Considerações Finais
Desde a gênese da historiografia da literatura brasileira, coloca-se em discussão o momento em que a literatura nacional teria adquirido sua autonomia. Ferdinand Denis, por simbolizar essa gênese, está, mesmo que implicitamente, no centro de qualquer uma dessas discussões. Afrânio Coutinho, por ter compilado a fortuna historiográfica anterior a ele, é retratado constantemente como responsável por seu balanço e ruptura. Dessa maneira, pode-se encarar o Résumé como o principal fornecedor de paradigmas para se pensar na literatura nacional ao longo do século XIX ao passo que o Conceito é um divisor de águas do século XX. Ambos autores, portanto, tornaram-se fundamentais para os estudos literários brasileiros e ainda hoje seus pressupostos são evocados por teóricos e por pesquisadores.
Bibliografia
CASANOVA, Pascale. A República Mundial das Letras. Trad. Marina Appenzeller. São Paulo: Estação Liberdade, 2002.
COMPAGNON, Antoine. Histoire littéraire et histoire de la littérature. In: Le démon de la théorie: Littérature et sens commun. Paris: Éditions du Seuil, 1994.
COUTINHO, Afrânio. Conceito de Literatura Brasileira. Rio de Jaeiro: Ediouro, n/d.
DENIS, Ferdinand. Résumé de lHistoire Littéraire du Portugal, suivi du Résumé de lHistoire Littéraire du Brésil. Paris: Lecointe et Durey, libraires, 1926.

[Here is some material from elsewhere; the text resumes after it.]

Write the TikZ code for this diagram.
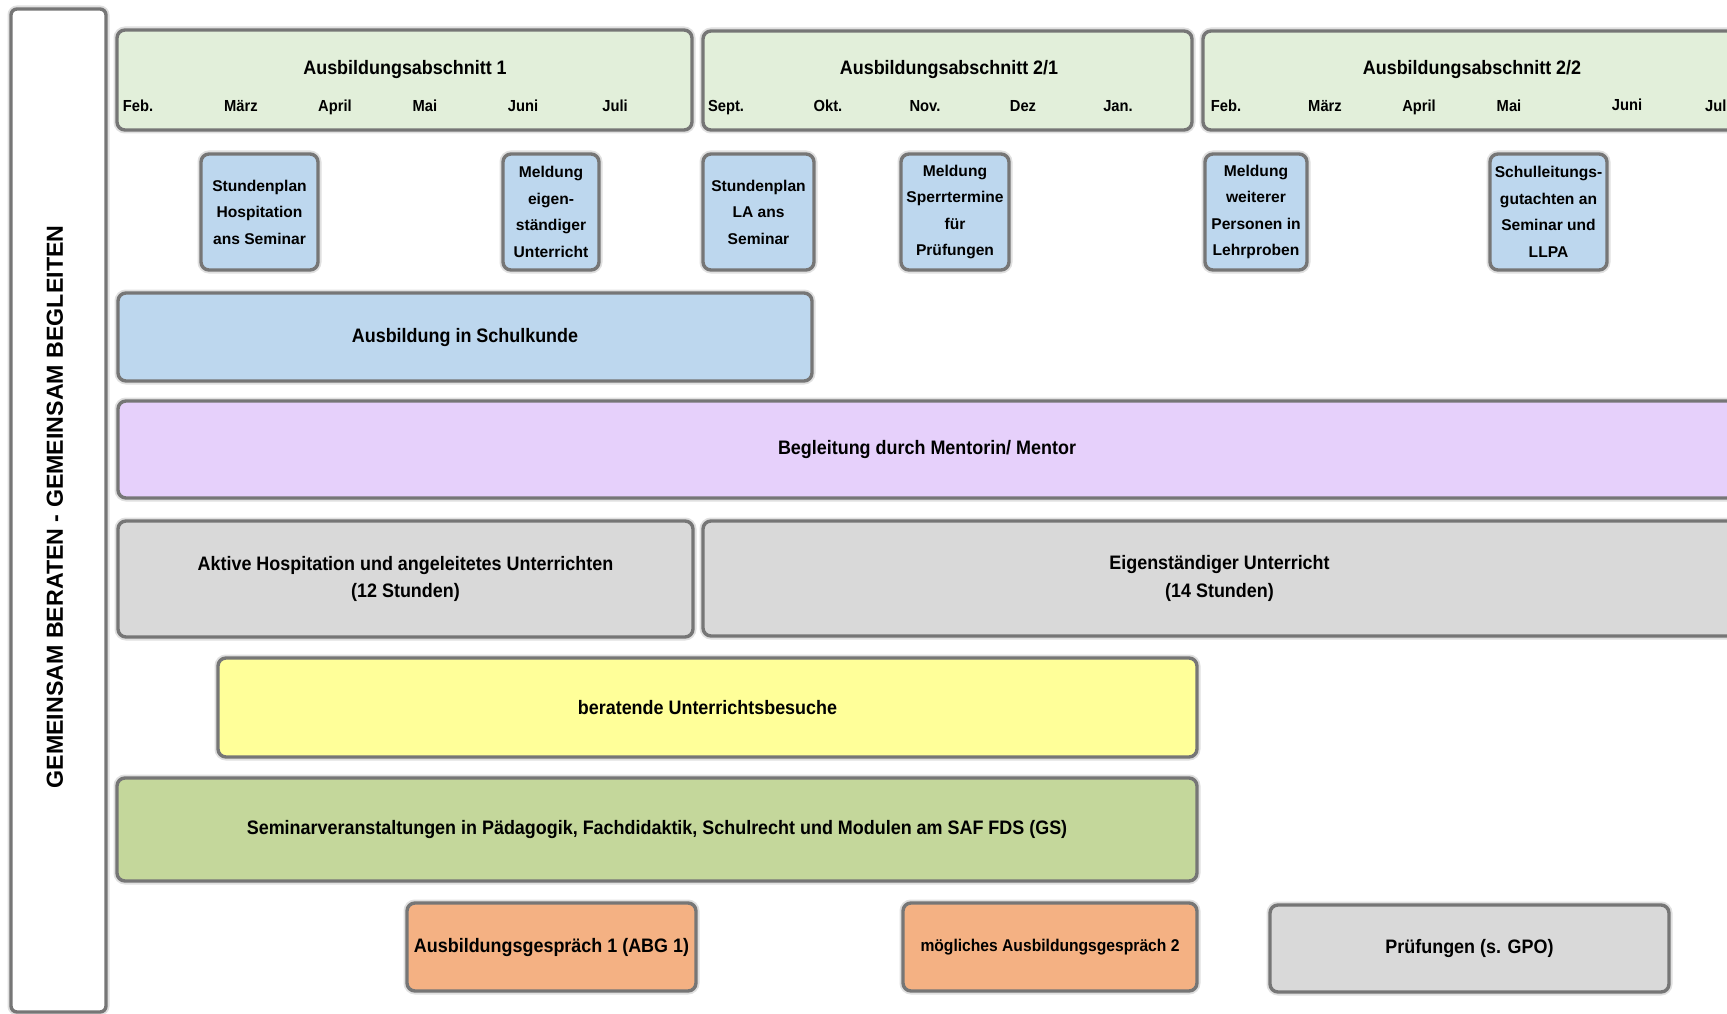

ROUANET, Maria Helena. Eternamente em berço esplêndido: a fundação de uma literatura nacional. São Paulo: Siciliano, 1991.
ZILBERMAN, Regina. A fundação da literatura brasileira. In: Revista Brasileira de Literatura Comparada. São Paulo: ABRALIC, v.2, p. 59-67, 1994.

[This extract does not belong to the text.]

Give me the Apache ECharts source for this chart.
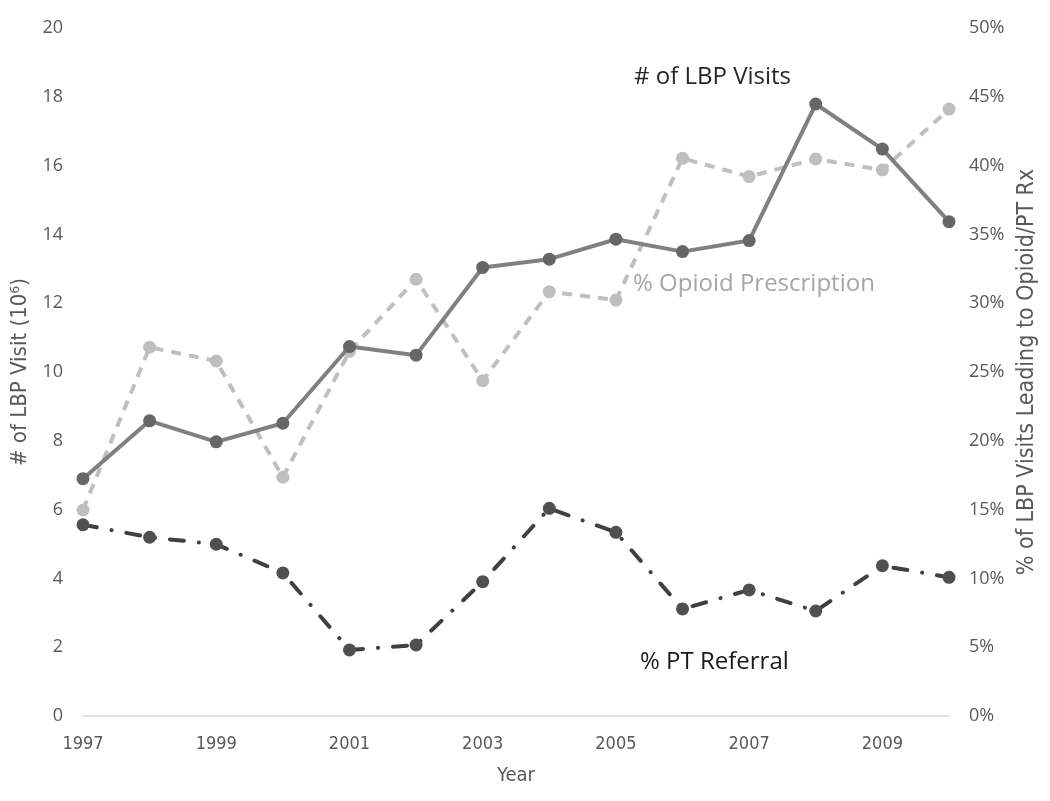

_______________. A Terra em que Nasceste: Imagens do Brasil na literatura. Porto Alegre: Ed.Universidade/UFRGS, 1994.
CÉSAR, Guilhermino (org.). Historiadores e Críticos do Romantismo – 1: a contribuição europeia, crítica e história literária. São Paulo: Editora da Universidade de São Paulo, 1978.
[i] Tal distinção pode ser encontrada em COMPAGNON, Antoine. Histoire littéraire et histoire de la littérature. In___Le démon de la théorie: Littérature et sens commun. Paris: Éditions du Seuil, 1994, pp. 235-239.

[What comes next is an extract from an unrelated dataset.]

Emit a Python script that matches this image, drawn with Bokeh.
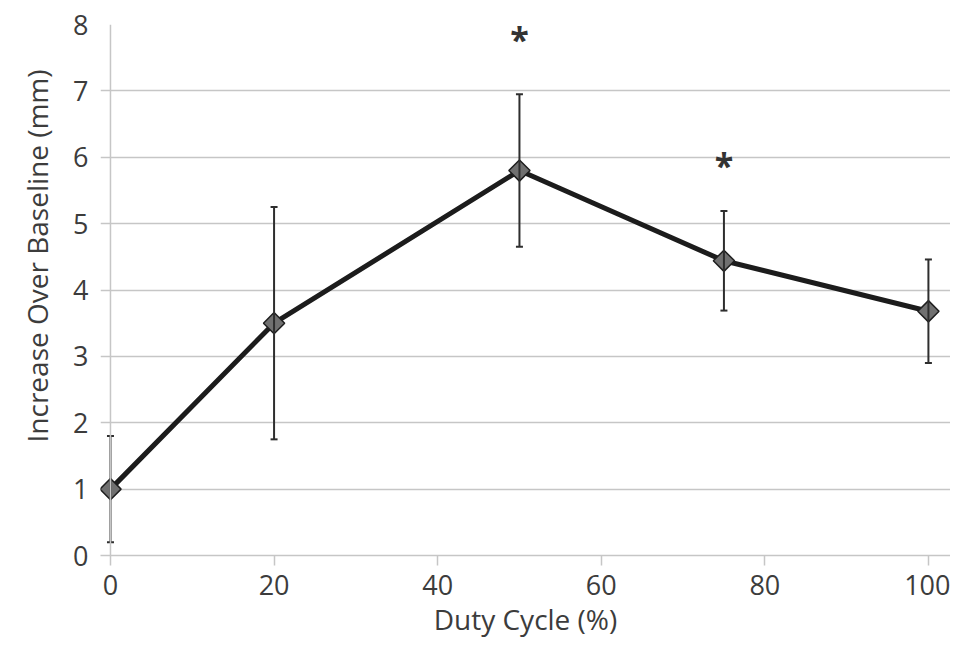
import math
from bokeh.plotting import figure
from bokeh.models import (ColumnDataSource, Range1d, Span, Whisker, TeeHead,
                          Title, FixedTicker)
from bokeh.core.properties import value
from bokeh.embed import file_html
from bokeh.resources import INLINE

# ---- data ----
duty_cycle = [0, 20, 50, 75, 100]
increase_mm = [1.0, 3.5, 5.8, 4.44, 3.68]
error_mm = [0.8, 1.75, 1.15, 0.75, 0.78]
sig_x = [50, 75]
sig_y = [7.775, 5.88]
sig_text = ["*", "*"]
x_ticks = [0, 20, 40, 60, 80, 100]
y_ticks = [0, 1, 2, 3, 4, 5, 6, 7, 8]

FONT = "Open Sans"
TXT = "#3c3c3c"
GRID = "#c6c6c6"

src = ColumnDataSource(dict(
    x=duty_cycle,
    y=increase_mm,
    upper=[m + e for m, e in zip(increase_mm, error_mm)],
    lower=[m - e for m, e in zip(increase_mm, error_mm)],
))

p = figure(width=950, height=640, output_backend="svg", toolbar_location=None,
           x_range=Range1d(-1.22, 102.7), y_range=Range1d(0, 8),
           min_border_left=100, min_border_right=0, min_border_top=24,
           min_border_bottom=83)
p.outline_line_color = None
p.background_fill_color = "white"
p.border_fill_color = "white"

# grid
p.xgrid.visible = False
p.ygrid.ticker = FixedTicker(ticks=y_ticks)
p.ygrid.grid_line_color = GRID
p.ygrid.grid_line_width = 1.5

# x axis
p.xaxis.ticker = FixedTicker(ticks=x_ticks)
p.xaxis.axis_line_color = GRID
p.xaxis.axis_line_width = 1.5
p.xaxis.major_tick_line_color = GRID
p.xaxis.major_tick_line_width = 1.5
p.xaxis.major_tick_out = 10
p.xaxis.major_tick_in = 0
p.xaxis.minor_tick_line_color = None
p.xaxis.major_label_text_font = FONT
p.xaxis.major_label_text_font_size = "27px"
p.xaxis.major_label_text_color = TXT
p.xaxis.major_label_standoff = 9
p.xaxis.axis_label = "Duty Cycle (%)"
p.xaxis.axis_label_text_font = FONT
p.xaxis.axis_label_text_font_size = "28px"
p.xaxis.axis_label_text_font_style = "normal"
p.xaxis.axis_label_text_color = TXT
p.xaxis.axis_label_standoff = 2

# y axis
p.yaxis.ticker = FixedTicker(ticks=y_ticks)
p.yaxis.axis_line_color = None
p.yaxis.major_tick_line_color = None
p.yaxis.minor_tick_line_color = None
p.yaxis.major_tick_out = 0
p.yaxis.major_tick_in = 0
p.yaxis.major_label_text_font = FONT
p.yaxis.major_label_text_font_size = "27px"
p.yaxis.major_label_text_color = TXT
p.yaxis.major_label_standoff = 12

# y-axis title (as a left-side title so it can sit above the frame centre)
p.add_layout(Title(text="Increase Over Baseline (mm)", align="left", offset=113,
                   text_font=FONT, text_font_size="28px",
                   text_font_style="normal", text_color=TXT, standoff=29),
             "left")

# vertical axis line at x = 0
p.add_layout(Span(location=0, dimension="height", line_color=GRID, line_width=1.5))

# error bars
w = Whisker(base="x", upper="upper", lower="lower", source=src,
            line_color="#2e2e2e", line_width=2,
            upper_head=TeeHead(size=7, line_color="#2e2e2e", line_width=2),
            lower_head=TeeHead(size=7, line_color="#2e2e2e", line_width=2))
w.level = "glyph"
p.add_layout(w)

# line and markers
p.line("x", "y", source=src, line_width=5, line_color="#1c1c1c")
p.scatter("x", "y", source=src, marker="square", angle=math.pi / 4, size=15,
          fill_color="#707070", line_color="#1e1e1e", line_width=1.5)

# significance marks
p.text(x=sig_x, y=sig_y, text=sig_text, text_font=value(FONT),
       text_font_size="34px", text_font_style="bold", text_align="center",
       text_baseline="middle", text_color="#333333")

open("out.html", "w").write(file_html(p, INLINE))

[ii] Esse conceito é trabalhado em ROUANET, Maria Helena. O ponto e o nó. In___op. cit., pp. 291-296.
[iii] Nessas belas paisagens, tão favorecidas pela natureza, o pensamento deve alargar-se como o espetáculo que se lhe oferece; majestoso, graças às obras primas do passado, tal pensamento deve permanecer independente, não procurando outro guia que a observação. Enfim, a América deve ser livre tanto na sua poesia como no seu governo. (CÉSAR, 1978, p. 36)
[iv] É muito difícil dizer qual foi o seu primeiro poeta. Entre os nomes conhecidos, encontro o de Bento Teixeira Pinto, nascido em Pernambuco pelos fins do século XVI. É considerado como um dos autores mais antigos desses países. Deu a lume, em 1601, uma espécie de poema, intitulado Prosopopéia, que dedicou a Jorge de Albuquerque, governador de Pernambuco. A relação de naufrágio deste capitão-geral […] foi muitas vezes impressa. (CÉSAR, 1978, p. 42)
[v] Paga a pena mencionar o caso Tomás Antônio Gonzaga. Embora Denis condene o poeta pela intensa utilização de temáticas europeias, ele compensa esse fato comentando a alta circulação de seus poemas. Assim, a acolhida de sua literatura representava a identificação que ela propicia à população, revelando algum valor nacional.